Esta idea es inadmisible para una fe cristiana seria. Como bien señaló David Bentley Hart tras el tsunami del 2004, no se puede presentar a Dios como alguien que ordena o necesita la muerte de inocentes para cumplir un propósito más elevado. Esa visión convertiría a Dios en un monstruo metafísico. Es el argumento de Iván Karamázov, que Hart retoma con fuerza:
“No es que acuse a Dios de no salvar a los inocentes; más bien, rechaza la salvación misma, tal como la entiende y por razones morales. Concede que algún día se establecerá una armonía eterna, una que descubriremos que de alguna manera implicó el sufrimiento de los niños, y tal vez las madres perdonarán a los asesinos de sus bebés, y todos alabarán la justicia de Dios; pero Iván no quiere ni armonía —«por amor al hombre la rechazo», «no vale las lágrimas de ese niño torturado»— ni perdón; y así, sin negar la existencia de Dios, simplemente decide devolver su boleto de entrada al Reino de Dios. Después de todo, pregunta Iván, si se pudiera lograr una bienaventuranza universal y definitiva para todos los seres torturando a un niño pequeño hasta la muerte, ¿considerarías aceptable el precio?”

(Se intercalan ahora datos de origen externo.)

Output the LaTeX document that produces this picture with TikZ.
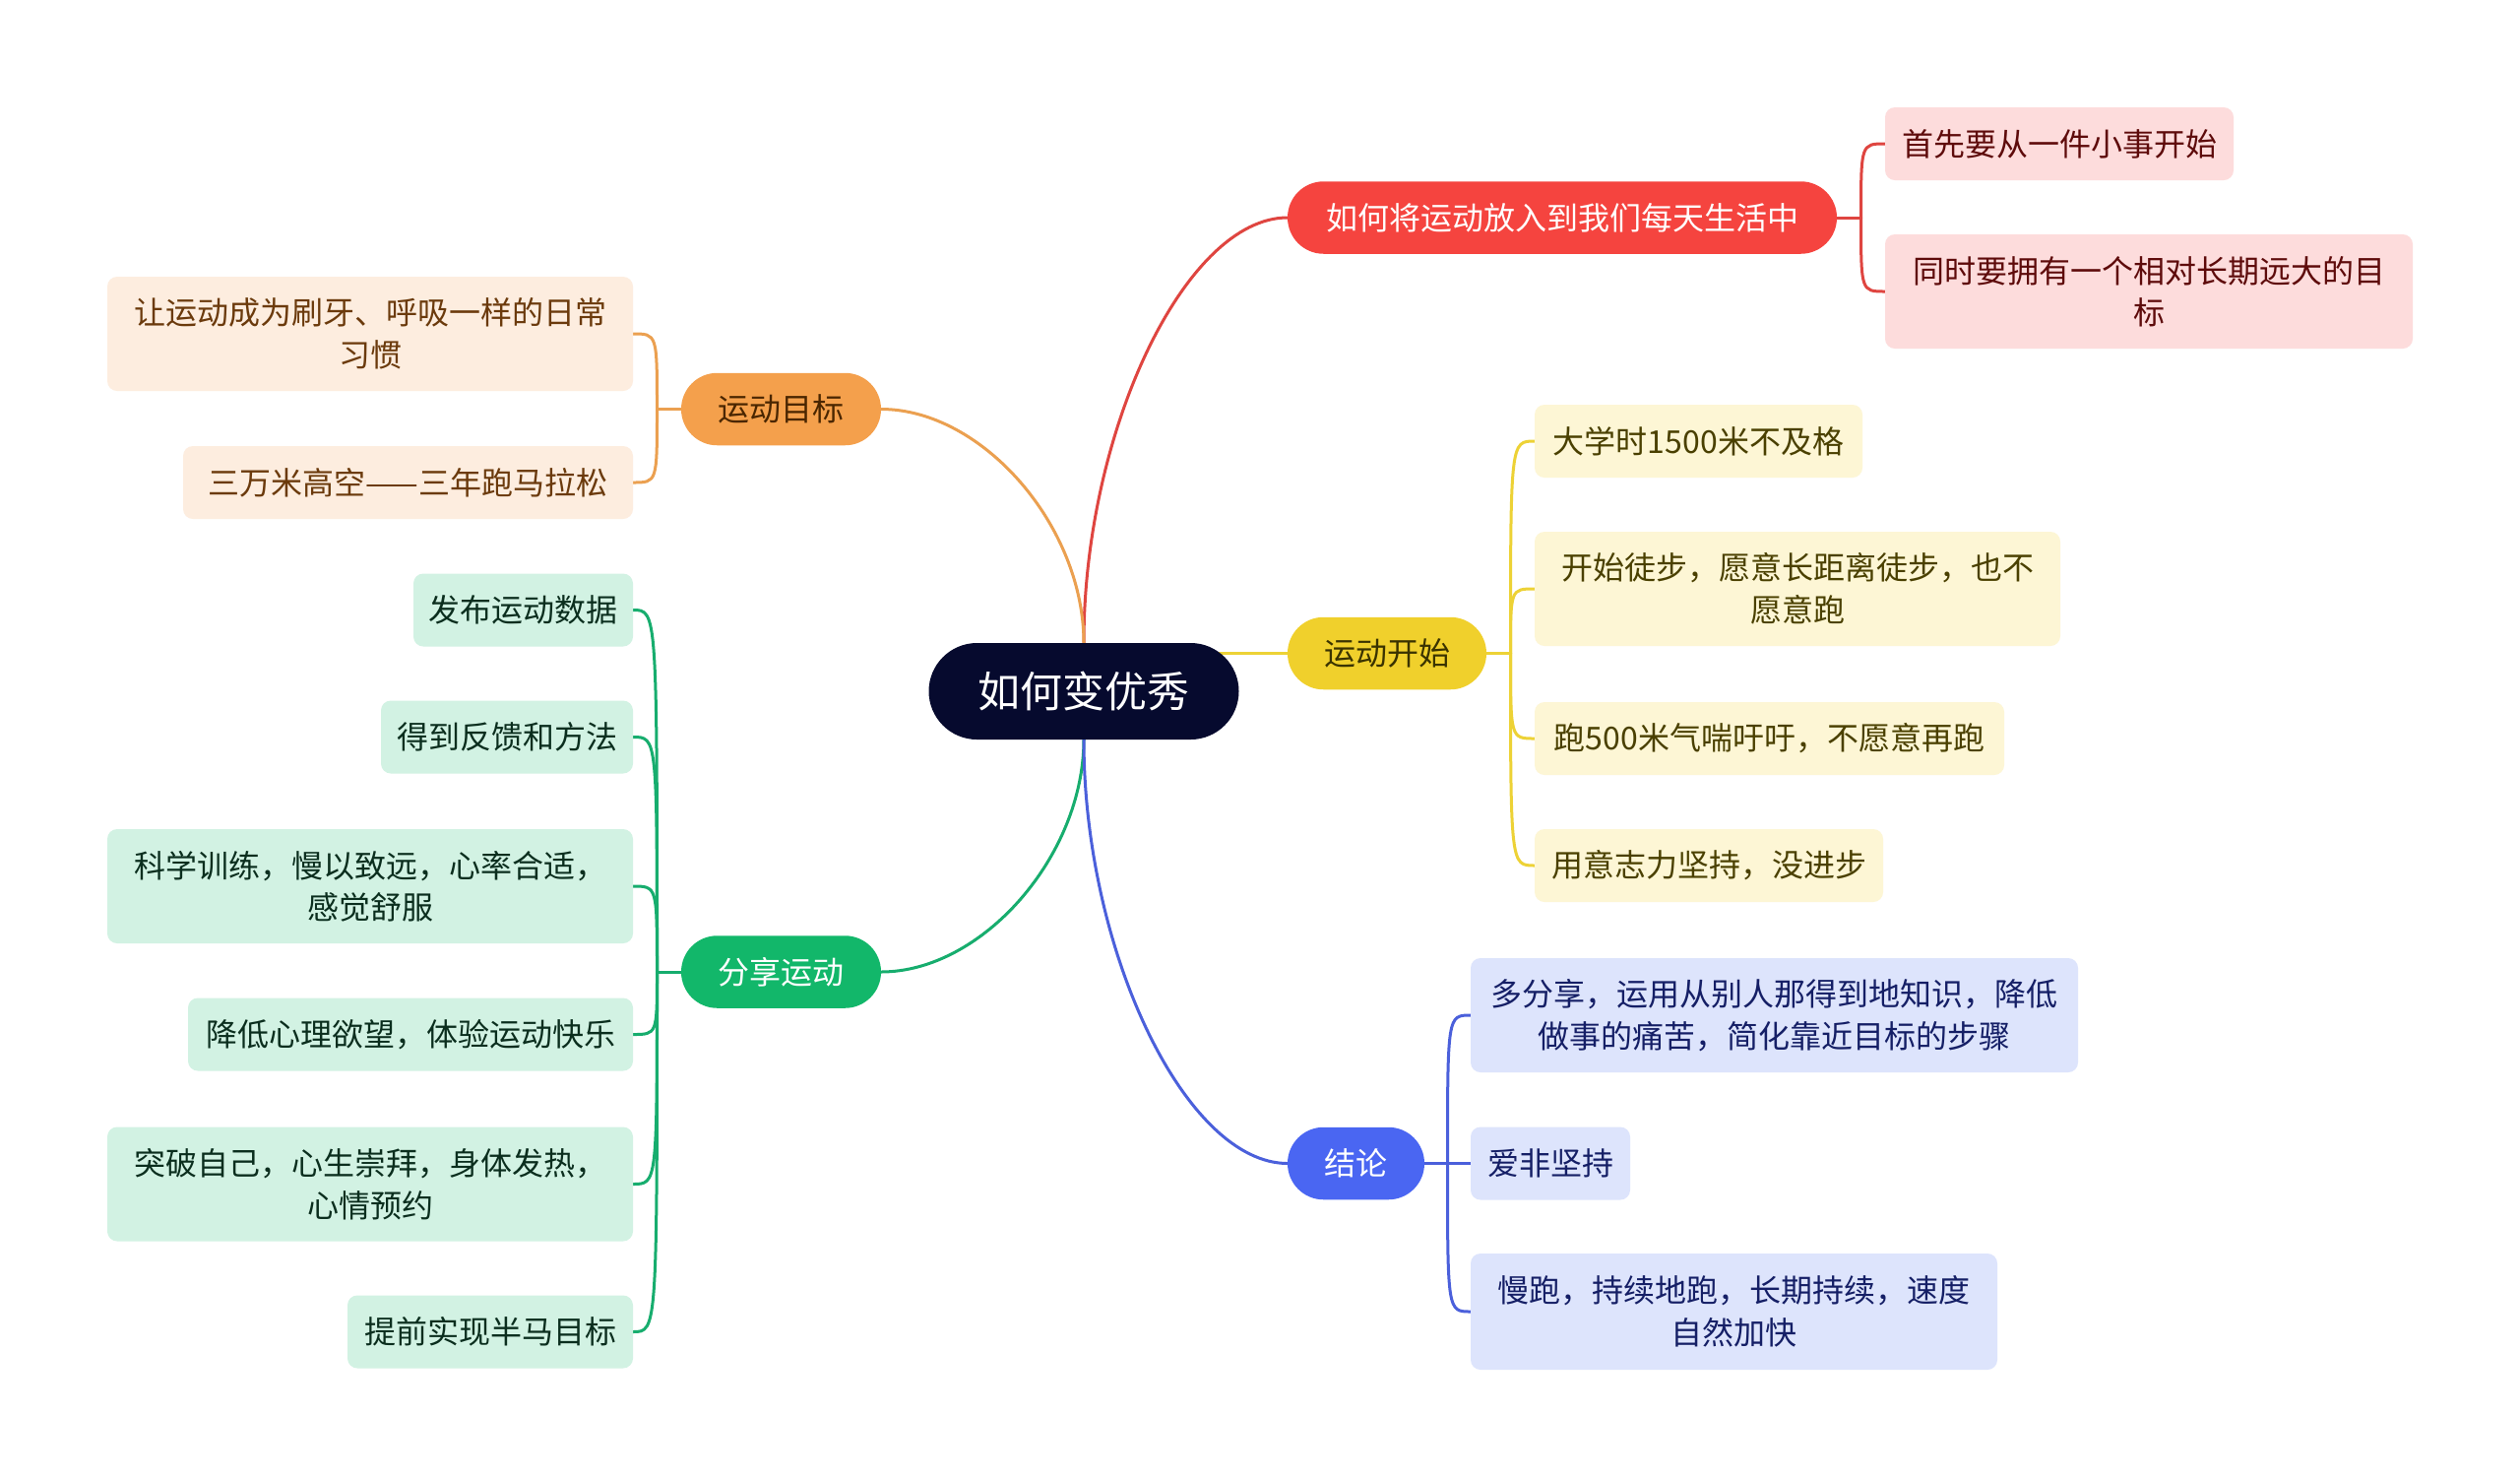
\documentclass[tikz,border=0pt]{standalone}
\usepackage{fontspec}
\newfontfamily\cjk{Noto Sans CJK SC}
\usetikzlibrary{calc}
\pgfdeclarelayer{bg}
\pgfsetlayers{bg,main}
\definecolor{rootc}{HTML}{060A2E}
\definecolor{redc}{HTML}{F5443F}
\definecolor{redl}{HTML}{FDDCDC}
\definecolor{redt}{HTML}{5E0B0B}
\definecolor{redln}{HTML}{DF4540}
\definecolor{orgc}{HTML}{F4A04C}
\definecolor{orgl}{HTML}{FDEDDF}
\definecolor{orgt}{HTML}{6B3A0C}
\definecolor{orgn}{HTML}{4A2600}
\definecolor{orgln}{HTML}{EBA050}
\definecolor{yelc}{HTML}{F0D02C}
\definecolor{yell}{HTML}{FDF6D5}
\definecolor{yelt}{HTML}{4A4000}
\definecolor{yeln}{HTML}{3A3300}
\definecolor{yelln}{HTML}{EDD236}
\definecolor{grnc}{HTML}{12B76A}
\definecolor{grnl}{HTML}{D2F2E3}
\definecolor{grnt}{HTML}{0B2E1E}
\definecolor{grnln}{HTML}{17AD6E}
\definecolor{bluc}{HTML}{4A66F2}
\definecolor{blul}{HTML}{DDE4FC}
\definecolor{blut}{HTML}{151F66}
\definecolor{bluln}{HTML}{4B60DB}
\begin{document}
\begin{tikzpicture}[x=0.5pt,y=-0.5pt,
  every node/.style={inner sep=0pt, outer sep=0pt},
  txt/.style={font=\cjk\fontsize{16pt}{21.25pt}\selectfont, align=center},
  rootbox/.style={fill=rootc, text=white, rounded corners=24.5pt, minimum width=157.5pt, minimum height=49pt, font=\cjk\fontsize{21.5pt}{26pt}\selectfont},
  pill/.style={txt, rounded corners=18.3pt, minimum height=36.75pt},
  leaf/.style={txt, rounded corners=5pt, minimum height=37pt},
  tall/.style={minimum height=58pt},
  conn/.style={line width=1.5pt, line cap=round}
]
\useasboundingbox (0,0) rectangle (2560,1501);

% root
\node[rootbox] (root) at (1101,702) {如何变优秀};

% level 1
\node[pill, fill=redc, text=white, minimum width=279pt] (red) at (1587,221) {如何将运动放入到我们每天生活中};
\node[pill, fill=orgc, text=orgn, minimum width=101.5pt] (org) at (793.5,415.5) {运动目标};
\node[pill, fill=yelc, text=yeln, minimum width=101pt] (yel) at (1409,663.5) {运动开始};
\node[pill, fill=grnc, text=white, minimum width=101.5pt] (grn) at (793.5,987) {分享运动};
\node[pill, fill=bluc, text=white, minimum width=69.5pt] (blu) at (1377.5,1181.5) {结论};

% red children
\node[leaf, fill=redl, text=redt, minimum width=177pt] (rc1) at (2092,146) {首先要从一件小事开始};
\node[leaf, tall, fill=redl, text=redt, minimum width=268pt] (rc2) at (2183,296) {同时要拥有一个相对长期远大的目\\标};

% orange children
\node[leaf, tall, fill=orgl, text=orgt, minimum width=267pt] (oc1) at (376,339) {让运动成为刷牙、呼吸一样的日常\\习惯};
\node[leaf, fill=orgl, text=orgt, minimum width=228.5pt] (oc2) at (414.5,490) {三万米高空——三年跑马拉松};

% yellow children
\node[leaf, fill=yell, text=yelt, minimum width=166.5pt] (yc1) at (1725.5,448) {大学时1500米不及格};
\node[leaf, tall, fill=yell, text=yelt, minimum width=267pt] (yc2) at (1826,598) {开始徒步，愿意长距离徒步，也不\\愿意跑};
\node[leaf, fill=yell, text=yelt, minimum width=238.5pt] (yc3) at (1797.5,750) {跑500米气喘吁吁，不愿意再跑};
\node[leaf, fill=yell, text=yelt, minimum width=177pt] (yc4) at (1736,879) {用意志力坚持，没进步};

% green children
\node[leaf, fill=grnl, text=grnt, minimum width=111.5pt] (gc1) at (531.5,619.5) {发布运动数据};
\node[leaf, fill=grnl, text=grnt, minimum width=128pt] (gc2) at (515,748.5) {得到反馈和方法};
\node[leaf, tall, fill=grnl, text=grnt, minimum width=267pt] (gc3) at (376,900) {科学训练，慢以致远，心率合适，\\感觉舒服};
\node[leaf, fill=grnl, text=grnt, minimum width=226pt] (gc4) at (417,1050.5) {降低心理欲望，体验运动快乐};
\node[leaf, tall, fill=grnl, text=grnt, minimum width=267pt] (gc5) at (376,1202.5) {突破自己，心生崇拜，身体发热，\\心情预约};
\node[leaf, fill=grnl, text=grnt, minimum width=145pt] (gc6) at (498,1352.5) {提前实现半马目标};

% blue children
\node[leaf, tall, fill=blul, text=blut, minimum width=308.5pt] (bc1) at (1802.5,1031) {多分享，运用从别人那得到地知识，降低\\做事的痛苦，简化靠近目标的步骤};
\node[leaf, fill=blul, text=blut, minimum width=81pt] (bc2) at (1575,1181.5) {爱非坚持};
\node[leaf, tall, fill=blul, text=blut, minimum width=267.5pt, minimum height=59pt] (bc3) at (1761.5,1332) {慢跑，持续地跑，长期持续，速度\\自然加快};

\begin{pgfonlayer}{bg}
  \fill[white] (0,0) rectangle (2560,1501);
  % root to level 1
  \coordinate (mR) at ($(root.north)!0.5!(red.west)$);
  \coordinate (mO) at ($(root.north)!0.5!(org.east)$);
  \coordinate (mG) at ($(root.south)!0.5!(grn.east)$);
  \coordinate (mB) at ($(root.south)!0.5!(blu.west)$);
  \draw[conn, redln] (root.north) .. controls (root.north |- mR) and (mR |- red.west) .. (red.west);
  \draw[conn, orgln] (root.north) .. controls (root.north |- mO) and (mO |- org.east) .. (org.east);
  \draw[conn, grnln] (root.south) .. controls (root.south |- mG) and (mG |- grn.east) .. (grn.east);
  \draw[conn, bluln] (root.south) .. controls (root.south |- mB) and (mB |- blu.west) .. (blu.west);
  \draw[conn, yelln] (root.center |- yel.west) -- (yel.west);

  % junctions
  \coordinate (rj) at ($(red.east)+(24.5,0)$);
  \coordinate (oj) at ($(org.west)+(-24.5,0)$);
  \coordinate (yj) at ($(yel.east)+(24.5,0)$);
  \coordinate (gj) at ($(grn.west)+(-24.5,0)$);
  \coordinate (bj) at ($(blu.east)+(23.5,0)$);

  \draw[conn, redln] (red.east) -- (rj);
  \foreach \c in {rc1,rc2}
    \draw[conn, redln] (rj) .. controls (rj |- \c.west) and (rj |- \c.west) .. (\c.west);
  \draw[conn, orgln] (org.west) -- (oj);
  \foreach \c in {oc1,oc2}
    \draw[conn, orgln] (oj) .. controls (oj |- \c.east) and (oj |- \c.east) .. (\c.east);
  \draw[conn, yelln] (yel.east) -- (yj);
  \foreach \c in {yc1,yc2,yc3,yc4}
    \draw[conn, yelln] (yj) .. controls (yj |- \c.west) and (yj |- \c.west) .. (\c.west);
  \draw[conn, grnln] (grn.west) -- (gj);
  \foreach \c in {gc1,gc2,gc3,gc4,gc5,gc6}
    \draw[conn, grnln] (gj) .. controls (gj |- \c.east) and (gj |- \c.east) .. (\c.east);
  \draw[conn, bluln] (blu.east) -- (bj);
  \foreach \c in {bc1,bc2,bc3}
    \draw[conn, bluln] (bj) .. controls (bj |- \c.west) and (bj |- \c.west) .. (\c.west);
\end{pgfonlayer}
\end{tikzpicture}
\end{document}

Como bien explica Juan Daniel Davidson, existe una tendencia, más fuerte en algunas tradiciones cristianas que en otras, a tratar las vicisitudes de la vida y la naturaleza indiscriminada del sufrimiento humano como una especie de ecuación celestial que, al final, resultará en algo inteligible y razonable. Según esta forma de pensar, el mal y la muerte no son meras corrupciones de la realidad que Dios, en su omnipotencia, puede redimir y usar para sus propios fines, sino que desempeñan un papel positivo en la Divina Providencia.
En este sentido, la tradición cristiana, siguiendo a San Agustín y a Santo Tomás de Aquino, ha insistido en que Dios no crea el mal, ni lo quiere, ni lo necesita. El mal es siempre privación del bien debido. n el legendarium de J. R. R. Tolkien, por ejemplo, criaturas malvadas como los orcos y los trolls se representan como corrupciones y falsificaciones. Morgoth y Sauron, a pesar de todo su poder, son incapaces de crear vida por sí mismos. Sobre los orcos, Frodo dice en El Retorno del Rey: «La Sombra que los engendró solo puede burlarse, no puede crear: no cosas nuevas reales por sí misma. No creo que les diera vida a los orcos, solo los arruinó y los pervirtió». El mal en sí no tiene carga ontológica, no agrega nada a la realidad, sólo priva, como la ceguera que priva a la vista; podría haber vista sin ceguera, pero no podría haber ceguera sin vista. Para Tolkien, un católico devoto, la caída del hombre y la expulsión de Adán y Eva del Jardín eran una gran amenaza. No se trataba solo de que el hombre pecara y, por lo tanto, se alejara de Dios, sino que, a través del pecado, la muerte entró en el mundo, corrompiendo y desfigurando la creación misma. La Pasión y Resurrección de Cristo reconciliaron al hombre consigo mismo, pero también anunciaron la llegada de un nuevo cielo y una nueva tierra, donde el pecado y la muerte serían vencidos. Mientras tanto, toda la creación gime y sufre a la espera de esa victoria final. En otras palabras, el mal no es parte del diseño original de Dios, no es algo querido por Él, ni tampoco su instrumento hacia su fin. Es una intrusión, una distorsión que surgió con la libertad del hombre, pero que afecta a toda la creación. De ahí que San Pablo diga que “toda la creación gime como con dolores de parto”. Y de ahí también la esperanza escatológica, la redención no es solamente del alma humana, sino del cosmos entero. Hay algo monstruoso y antinatural en la muerte y el sufrimiento. No estaban destinados a ser parte del mundo que Dios creó para sus hijos. Como escribió Hart, la realidad de la cruz «no debería oscurecer esa otra verdad revelada en la Pascua: que el Dios encarnado entra en ‘este cosmos’ no solo para revelar su racionalidad inmanente, sino para romper los límites de la naturaleza caída y remodelar la creación según su antigua belleza, donde ni el pecado ni la muerte tenían cabida».
Por eso, cuando vemos a los padres enterrar a sus hijas, no estamos ante un misterio que deba ser racionalizado como parte de un “plan divino”. Estamos ante una abominación. No hay “razón” que justifique su existencia. Dios no la quiso y no la necesita. Es un error observar la devastación en Texas y decir que Dios permitió que ocurriera por alguna razón inescrutable o misteriosa, como si los designios del Todopoderoso exigieran que niñas inocentes se ahogaran.